Why the Best Employers Are Rethinking the 8 a.m. Drive

Picture this. It’s 7:42 a.m. You’re in traffic. Again. Same brake lights. Same exit ramp. Same internal monologue about how it definitely did not use to be this bad. 

Now zoom out. 

Multiply that by hundreds of employees. Every weekday. Every year.  

Unsplash.com/Ethan Hoosan 

 

For decades, the 8 a.m. solo commute has just been assumed. Alarm rings. Car starts. One person per vehicle. Office lights on by 8:00 sharp. No one really asked if it was the best system. It was just the system. 

But the smartest employers are starting to realize something important. 

The 8 a.m. drive is not a law of nature. It’s a habit. And habits can change. 

 

Work has already evolved. Hybrid schedules. Flexible hours. Results over face-to-face time. Yet, the commute still operates like it’s 1998. Show up at the same time. Sit in the same traffic. Pay for the same parking space. Repeat forever. 

There's one problem: employees are not built for repeat forever anymore. 

 

If you are hiring in the 25 to 40-year-old range, you already know people are evaluating the full experience of work. Not just salary or health insurance. They’re evaluating the entire ecosystem. And yes, that includes how they get there. 

The daily solo drive is not neutral. It costs money and time. It drains mental energy before the workday even begins. 

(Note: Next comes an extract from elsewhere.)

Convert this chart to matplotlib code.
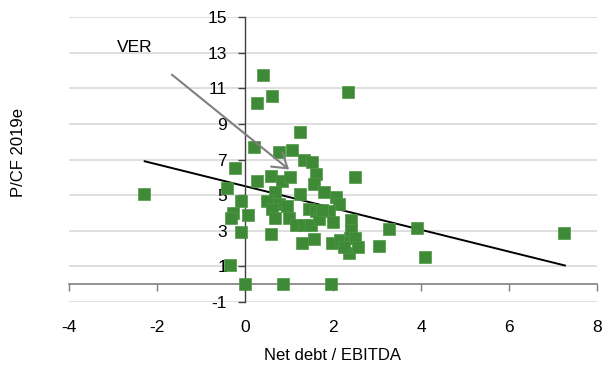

It costs employers, too. Parking is one of those budget items that hides in plain sight. Leasing garage space. Maintaining lots. Expanding capacity as teams grow. That adds up fast. 

 

Forward-thinking companies are shifting the conversation. Not in a dramatic way. Not in a “no more cars allowed” way. In a strategic way. 

They are building unique commuter solutions into their overall workplace strategy. 

That might look like flexible start times (so 8 a.m. is not the only acceptable arrival), encouraging carpools across departments, supporting transit riders, or even exploring vanpool options for employees commuting from the same corridors. 

 

This is exactly where goCommute fits in. 

 

Through coordinated commuter services, goCommute helps employers design options that make sense for their workforce. Carpool matching. Transit resources. Guidance on launching vanpool services. Support that reduces friction without adding complexity. 

And friction is really what this is about. 

 

Burnout rarely starts with one dramatic event. It is the accumulation of small daily stressors. Traffic is a stressor. Paying for gas alone is a stressor. Feeling locked into one rigid schedule is a stressor.  

Unsplash.com/Vitaly Gariev 

Now imagine flipping that. 

Imagine employees arriving without having battled traffic solo. Imagine a team that carpools twice a week and potentially uses that time to connect. Imagine a vanpool rolling in with coworkers who split costs and rotate driving instead of everyone gripping the wheel alone. 

 

Those small changes compound in the other direction. Less tension. Better focus. Stronger culture. 

 

And here is the part that does not have to be controversial. When fewer people drive alone, traffic eases. Roads move better. Air quality improves incrementally. It is not a political statement. It is basic math. 

The real win for employers is retention. 

When companies offer meaningful commuter services, they are signaling that they understand modern work starts the moment someone leaves their house. Businesses and organizations who recognize that reality and offer real options, employees notice. 

 

The best employers are not forcing one solution. They are creating a menu. 

 

They are treating transportation as part of the employee experience instead of an afterthought. They understand that if their recruitment pitch talks about flexibility and balance, but their culture still assumes a mandatory 8 a.m. solo drive, there is a disconnect. 

 

 

Unsplash.com/Avi Richards  

 

The future of work includes how people get there. 

 

That is why more Hampton Roads employers are partnering with goCommute to rethink commuting as a strategy, not just a side note. Not to eliminate driving or overhaul everything overnight. Instead, it's to offer smarter, more intentional choices. 

The 8 a.m. drive had its moment. 

But the companies attracting and retaining top talent today are asking a better question: 

What if the workday felt better before it even started?